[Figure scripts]
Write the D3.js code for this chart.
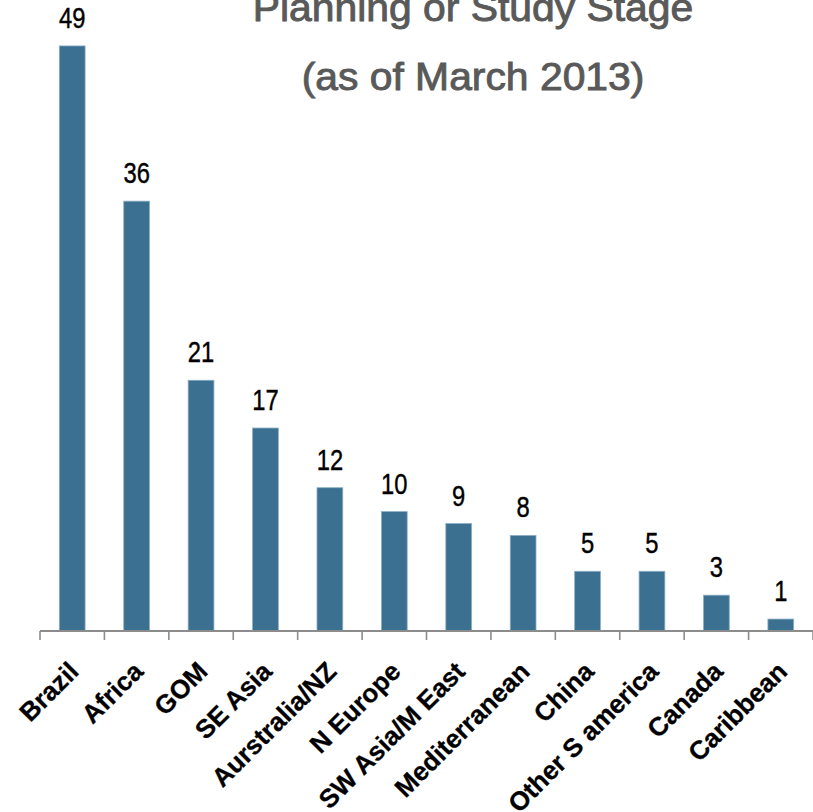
<!DOCTYPE html>
<html>
<head>
<meta charset="utf-8">
<script src="https://cdn.jsdelivr.net/npm/d3@7"></script>
<style>
  html, body { margin: 0; padding: 0; background: #fff; }
  svg { display: block; }
</style>
</head>
<body>
<svg id="chart" width="813" height="812"></svg>
<script>
// Projects in planning or study stage, by region
const regions = ["Brazil", "Africa", "GOM", "SE Asia", "Aurstralia/NZ", "N Europe",
                 "SW Asia/M East", "Mediterranean", "China", "Other S america", "Canada", "Caribbean"];
const projectCounts = [49, 36, 21, 17, 12, 10, 9, 8, 5, 5, 3, 1];
const titleLines = ["Planning or Study Stage", "(as of March 2013)"];

const W = 813, H = 812;
const margin = { left: 40, right: 0, top: 34, bottom: 181 };
const baseY = H - margin.bottom;

const svg = d3.select("#chart");

const x = d3.scaleBand()
  .domain(regions)
  .range([margin.left, W - margin.right])
  .paddingInner(0.6)
  .paddingOuter(0.3);

const y = d3.scaleLinear()
  .domain([0, 50])
  .range([baseY, margin.top]);

const rows = regions.map((r, i) => ({ region: r, value: projectCounts[i] }));

// Bars
svg.append("g")
  .selectAll("rect")
  .data(rows)
  .join("rect")
  .attr("x", d => x(d.region))
  .attr("y", d => y(d.value))
  .attr("width", x.bandwidth())
  .attr("height", d => y(0) - y(d.value))
  .attr("fill", "#3b7091")
  .attr("stroke", "#8aaec6")
  .attr("stroke-width", 0.8);

// Category axis: baseline with ticks between categories
const axisG = svg.append("g").attr("transform", `translate(0,${baseY})`);
const step = x.step();
const x0 = x.range()[0];
axisG.append("line")
  .attr("x1", x0).attr("x2", x.range()[1])
  .attr("y1", 0).attr("y2", 0)
  .attr("stroke", "#8c8c8c").attr("stroke-width", 2);
axisG.selectAll("line.tick")
  .data(d3.range(regions.length + 1))
  .join("line")
  .attr("class", "tick")
  .attr("x1", i => x0 + i * step).attr("x2", i => x0 + i * step)
  .attr("y1", 0).attr("y2", 9)
  .attr("stroke", "#8c8c8c").attr("stroke-width", 1.6);

// Rotated category labels
svg.append("g")
  .selectAll("text")
  .data(rows)
  .join("text")
  .attr("transform", d => `translate(${x(d.region) + x.bandwidth() / 2 + 8},${baseY + 42}) rotate(-45)`)
  .attr("text-anchor", "end")
  .attr("font-family", "'Liberation Sans', Arial, sans-serif")
  .attr("font-weight", "bold")
  .attr("font-size", 26)
  .attr("fill", "#000")
  .attr("stroke", "#000")
  .attr("stroke-width", 0.3)
  .text(d => d.region);

// Value labels above bars (condensed face; squeeze a regular face if no narrow one exists)
const probe = svg.append("text")
  .attr("font-family", "'Liberation Sans Narrow', 'Liberation Sans'")
  .attr("font-size", 29).text("0000");
const probeRef = svg.append("text")
  .attr("font-family", "'Liberation Sans'")
  .attr("font-size", 29).text("0000");
const narrowRatio = probe.node().getComputedTextLength() / probeRef.node().getComputedTextLength();
probe.remove(); probeRef.remove();
const squeeze = narrowRatio > 0.9 ? 0.82 : 1;

svg.append("g")
  .selectAll("text")
  .data(rows)
  .join("text")
  .attr("transform", d => `translate(${x(d.region) + x.bandwidth() / 2},${y(d.value) - 18}) scale(${squeeze},1)`)
  .attr("text-anchor", "middle")
  .attr("font-family", "'Liberation Sans Narrow', 'Liberation Sans', sans-serif")
  .attr("font-size", 29)
  .attr("fill", "#000")
  .attr("stroke", "#000")
  .attr("stroke-width", 0.4)
  .text(d => d.value);

// Title, widened slightly and thickened
const titleX = 473;
svg.append("g")
  .attr("transform", `translate(${titleX},0) scale(1.075,1)`)
  .selectAll("text")
  .data(titleLines)
  .join("text")
  .attr("x", 0)
  .attr("y", (d, i) => 21 + i * 69)
  .attr("text-anchor", "middle")
  .attr("font-family", "'Liberation Sans', Arial, sans-serif")
  .attr("font-size", 38)
  .attr("fill", "#595959")
  .attr("stroke", "#595959")
  .attr("stroke-width", 0.9)
  .text(d => d);
</script>
</body>
</html>
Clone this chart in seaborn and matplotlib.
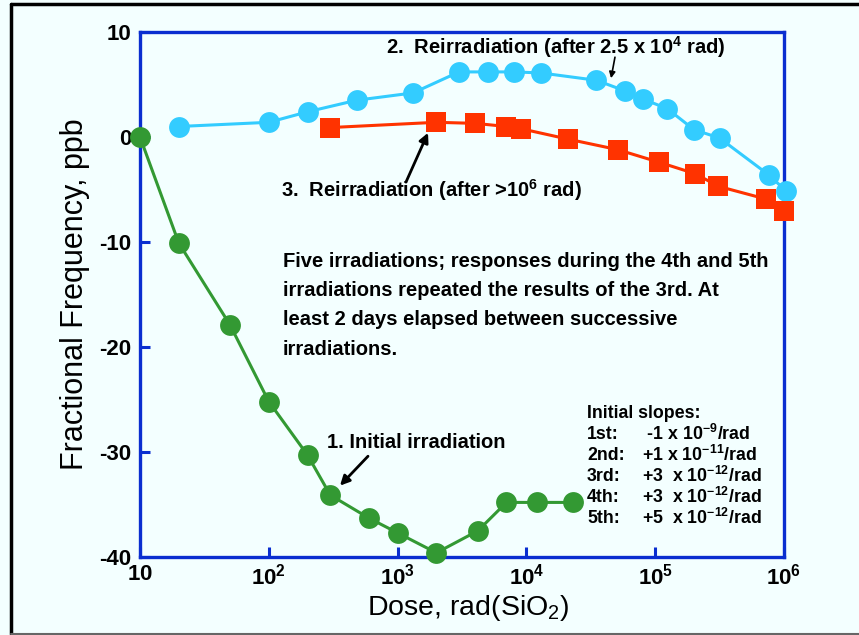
import numpy as np
import pandas as pd
import seaborn as sns
import matplotlib.pyplot as plt
from matplotlib.lines import Line2D

# data
dose_1 = [10, 20, 50, 100, 200, 300, 600, 1000, 2000, 4200, 7000, 12000, 23000]
ppb_1 = [0, -10.1, -17.9, -25.2, -30.3, -34.1, -36.3, -37.7, -39.6, -37.5, -34.8, -34.8, -34.8]

dose_2 = [20, 100, 200, 480, 1320, 3000, 5000, 8000, 13000, 35000, 58000, 81000,
          124000, 200000, 316000, 760000, 1.03e6]
ppb_2 = [1.0, 1.4, 2.4, 3.5, 4.2, 6.2, 6.2, 6.2, 6.1, 5.4, 4.4, 3.6, 2.7, 0.7, -0.1, -3.6, -5.1]

dose_3 = [300, 2000, 4000, 7000, 9000, 21000, 51000, 107000, 205000, 310000, 720000, 1.0e6]
ppb_3 = [0.9, 1.4, 1.3, 1.0, 0.8, -0.2, -1.2, -2.4, -3.5, -4.7, -5.9, -7.0]

x_ticks = [10, 1e2, 1e3, 1e4, 1e5, 1e6]
x_labels = [r'$\mathbf{10}$', r'$\mathbf{10^2}$', r'$\mathbf{10^3}$',
            r'$\mathbf{10^4}$', r'$\mathbf{10^5}$', r'$\mathbf{10^6}$']
y_ticks = [10, 0, -10, -20, -30, -40]

slope_names = ['1st:', '2nd:', '3rd:', '4th:', '5th:']
slope_values = [r' -1 x 10$^{\mathbf{-9}}$/rad', r'+1 x 10$^{\mathbf{-11}}$/rad',
                r'+3  x 10$^{\mathbf{-12}}$/rad', r'+3  x 10$^{\mathbf{-12}}$/rad',
                r'+5  x 10$^{\mathbf{-12}}$/rad']

bg = '#F3FFFF'
blue = '#0A2ED0'
green = '#339933'
cyan = '#33CCFF'
red = '#FF3300'

sns.set_theme(style='white')
plt.rcParams['font.family'] = ['Liberation Sans', 'DejaVu Sans']
plt.rcParams['mathtext.fontset'] = 'custom'
plt.rcParams['mathtext.rm'] = 'Liberation Sans'
plt.rcParams['mathtext.bf'] = 'Liberation Sans:bold'
plt.rcParams['text.color'] = 'black'
plt.rcParams['axes.labelcolor'] = 'black'
plt.rcParams['xtick.color'] = 'black'
plt.rcParams['ytick.color'] = 'black'

fig = plt.figure(figsize=(8.59, 6.35), dpi=100, facecolor=bg)
ax = fig.add_axes([0.163, 0.1228, 0.7497, 0.8268])
ax.set_facecolor(bg)

df1 = pd.DataFrame({'dose': dose_1, 'ppb': ppb_1})
df2 = pd.DataFrame({'dose': dose_2, 'ppb': ppb_2})
df3 = pd.DataFrame({'dose': dose_3, 'ppb': ppb_3})

sns.lineplot(data=df2, x='dose', y='ppb', ax=ax, color=cyan, linewidth=2.2,
             marker='o', markersize=15, markeredgewidth=0, clip_on=False, zorder=3)
sns.lineplot(data=df3, x='dose', y='ppb', ax=ax, color=red, linewidth=2.2,
             marker='s', markersize=14, markeredgewidth=0, clip_on=False, zorder=4)
sns.lineplot(data=df1, x='dose', y='ppb', ax=ax, color=green, linewidth=2.2,
             marker='o', markersize=15, markeredgewidth=0, clip_on=False, zorder=5)

ax.set_xscale('log')
ax.set_xlim(10, 1e6)
ax.set_ylim(-40, 10)
ax.set_xticks(x_ticks)
ax.set_xticklabels(x_labels)
ax.set_yticks(y_ticks)
ax.set_yticklabels([str(v) for v in y_ticks], fontweight='bold')
ax.minorticks_off()
ax.tick_params(axis='both', which='major', direction='in', length=7, width=2.2,
               color=blue, labelcolor='black', labelsize=16, bottom=True, left=True)
ax.tick_params(axis='y', pad=6)
ax.tick_params(axis='x', pad=5)
for s in ax.spines.values():
    s.set_color(blue)
    s.set_linewidth(2.4)

ax.set_xlabel(r'Dose, rad(SiO$_2$)', fontsize=20.5)
ax.set_ylabel('Fractional Frequency, ppb', fontsize=22)
ax.xaxis.set_label_coords(0.509, -0.068)
ax.yaxis.set_label_coords(-0.078, 0.501)

# annotations
tb = dict(fontsize=14.5, fontweight='bold', transform=ax.transAxes, va='center', ha='left')
ax.text(0.290, 0.219, '1. Initial irradiation', **tb)
ax.text(0.382, 0.971, r'2.  Reirradiation (after 2.5 x 10$^{\mathbf{4}}$ rad)', **tb)
ax.text(0.219, 0.699, r'3.  Reirradiation (after >10$^{\mathbf{6}}$ rad)', **tb)
ax.text(0.222, 0.581,
        'Five irradiations; responses during the 4th and 5th\n'
        'irradiations repeated the results of the 3rd. At\n'
        'least 2 days elapsed between successive\n'
        'irradiations.',
        fontsize=14.5, fontweight='bold', transform=ax.transAxes, va='top', ha='left',
        linespacing=1.68)

ap = dict(arrowstyle='-|>', color='black', lw=2, mutation_scale=14, shrinkA=0, shrinkB=0)
ax.annotate('', xy=(357, -33.2), xytext=(589, -30.4), arrowprops=ap)
ax.annotate('', xy=(1722, 0.4), xytext=(1161, -4.3), arrowprops=ap)
ax.annotate('', xy=(45400, 5.6), xytext=(48700, 7.6),
            arrowprops=dict(arrowstyle='-|>', color='black', lw=1.2, mutation_scale=9,
                            shrinkA=0, shrinkB=0))

sb = dict(fontsize=12.8, fontweight='bold', transform=ax.transAxes, va='center', ha='left')
ax.text(0.694, 0.274, 'Initial slopes:', **sb)
for i, (n, v) in enumerate(zip(slope_names, slope_values)):
    fy = 0.234 - 0.04 * i
    ax.text(0.694, fy, n, **sb)
    ax.text(0.780, fy, v, **sb)

# outer frame
fig.add_artist(Line2D([11 / 859, 11 / 859], [1 - 4 / 635, 1 - 634 / 635], color='black', lw=2.5))
fig.add_artist(Line2D([11 / 859, 1.0], [1 - 4 / 635, 1 - 4 / 635], color='black', lw=2.5))
fig.add_artist(Line2D([11 / 859, 1.0], [1 - 634 / 635, 1 - 634 / 635], color='#666666', lw=1.5))

fig.savefig('out.png', dpi=100, facecolor=bg)
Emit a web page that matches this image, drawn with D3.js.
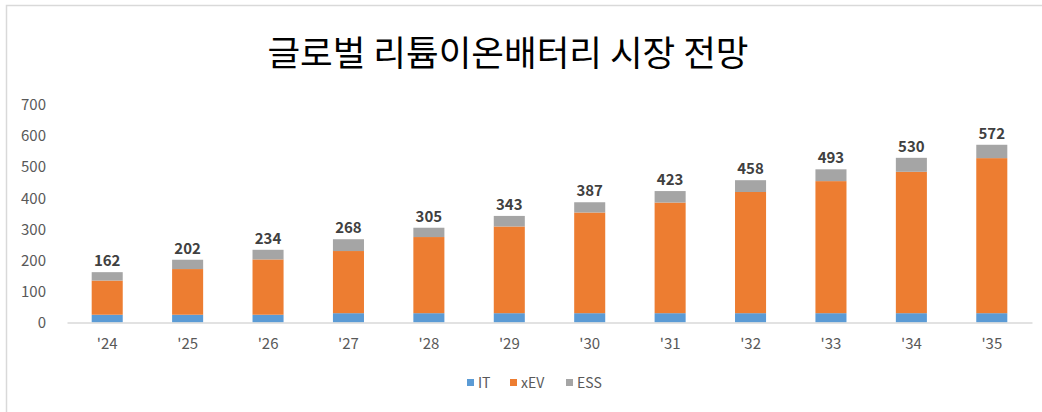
<!DOCTYPE html>
<html>
<head>
<meta charset="utf-8">
<script src="https://cdn.jsdelivr.net/npm/d3@7"></script>
<style>
  body { margin: 0; background: #fff; }
  svg { display: block; }
</style>
</head>
<body>
<div id="chart"></div>
<script>
// chart data
const years = ["'24", "'25", "'26", "'27", "'28", "'29", "'30", "'31", "'32", "'33", "'34", "'35"];
const seriesNames = ["IT", "xEV", "ESS"];
const itValues  = [25, 25, 25, 30, 30, 30, 30, 30, 30, 30, 30, 30];
const xevValues = [110, 147, 178, 200, 245, 279, 324, 356, 390, 425, 455, 499];
const essValues = [27, 30, 31, 38, 30, 34, 33, 37, 38, 38, 45, 43];
const totalLabels = [162, 202, 234, 268, 305, 343, 387, 423, 458, 493, 530, 572];
const yTicks = [0, 100, 200, 300, 400, 500, 600, 700];
const titleText = "글로벌 리튬이온배터리 시장 전망";

(function() {
    const width = 1042;
    const height = 412;
    const font = "'Noto Sans CJK KR', 'Noto Sans', sans-serif";

    const svg = d3.select("#chart")
        .append("svg")
        .attr("width", width)
        .attr("height", height);

    // chart frame (only top/left edges visible in the crop)
    svg.append("path")
        .attr("d", `M6.5,${height} V5.5 H${width}`)
        .attr("fill", "none")
        .attr("stroke", "#d9d9d9")
        .attr("stroke-width", 1.5);

    const colors = d3.scaleOrdinal()
        .domain(seriesNames)
        .range(["#5b9bd5", "#ed7d31", "#a5a5a5"]);

    const x = d3.scaleBand()
        .domain(years)
        .range([67, 1032])
        .paddingInner(0.614)
        .paddingOuter(0.307);

    const y = d3.scaleLinear()
        .domain([0, 700])
        .range([322.5, 105]);

    const rows = years.map((yr, i) => ({ year: yr, IT: itValues[i], xEV: xevValues[i], ESS: essValues[i], total: totalLabels[i] }));
    const stacked = d3.stack().keys(seriesNames)(rows);

    // title
    svg.append("text")
        .attr("x", 508)
        .attr("y", 66)
        .attr("text-anchor", "middle")
        .attr("font-family", font)
        .attr("font-size", 35.5)
        .attr("fill", "#000")
        .text(titleText);

    // y axis labels (no axis line, no gridlines)
    const yAxis = d3.axisLeft(y).tickValues(yTicks).tickSize(0).tickPadding(0);
    const yg = svg.append("g")
        .attr("transform", "translate(46,0)")
        .call(yAxis);
    yg.select(".domain").remove();
    yg.selectAll("text")
        .attr("font-family", font)
        .attr("font-size", 15)
        .attr("fill", "#595959");

    // bars
    svg.append("g").selectAll("g")
        .data(stacked)
        .join("g")
        .attr("fill", d => colors(d.key))
        .selectAll("rect")
        .data(d => d)
        .join("rect")
        .attr("x", d => x(d.data.year))
        .attr("y", d => y(d[1]))
        .attr("width", x.bandwidth())
        .attr("height", d => y(d[0]) - y(d[1]));

    // x axis
    const xAxis = d3.axisBottom(x).tickSize(0).tickPadding(16);
    const xg = svg.append("g")
        .attr("transform", `translate(0,${y(0)})`)
        .call(xAxis);
    xg.select(".domain")
        .attr("stroke", "#d9d9d9")
        .attr("stroke-width", 1.5);
    xg.selectAll("text")
        .attr("font-family", font)
        .attr("font-size", 15)
        .attr("fill", "#595959");

    // total labels
    svg.append("g").selectAll("text")
        .data(rows)
        .join("text")
        .attr("x", d => x(d.year) + x.bandwidth() / 2)
        .attr("y", d => y(d.total) - 6)
        .attr("text-anchor", "middle")
        .attr("font-family", font)
        .attr("font-size", 15)
        .attr("font-weight", "bold")
        .attr("fill", "#404040")
        .text(d => d.total);

    // legend
    const legendX = [467, 510, 566];
    const legend = svg.append("g").selectAll("g")
        .data(seriesNames)
        .join("g")
        .attr("transform", (d, i) => `translate(${legendX[i]},383)`);
    legend.append("rect")
        .attr("y", -4)
        .attr("width", 7)
        .attr("height", 7)
        .attr("fill", d => colors(d));
    legend.append("text")
        .attr("x", 11)
        .attr("y", 5)
        .attr("font-family", font)
        .attr("font-size", 14)
        .attr("fill", "#595959")
        .text(d => d);
})();
</script>
</body>
</html>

### Directions
Leave out every line without the string "chart" and copy the rest.

### Answer for the task
Write the D3.js code for this chart.
<svg id="chart" width="813" height="812"></svg>
const svg = d3.select("#chart");
Clone this chart in seaborn and matplotlib.
<div id="chart"></div>
// chart data
    const svg = d3.select("#chart")
    // chart frame (only top/left edges visible in the crop)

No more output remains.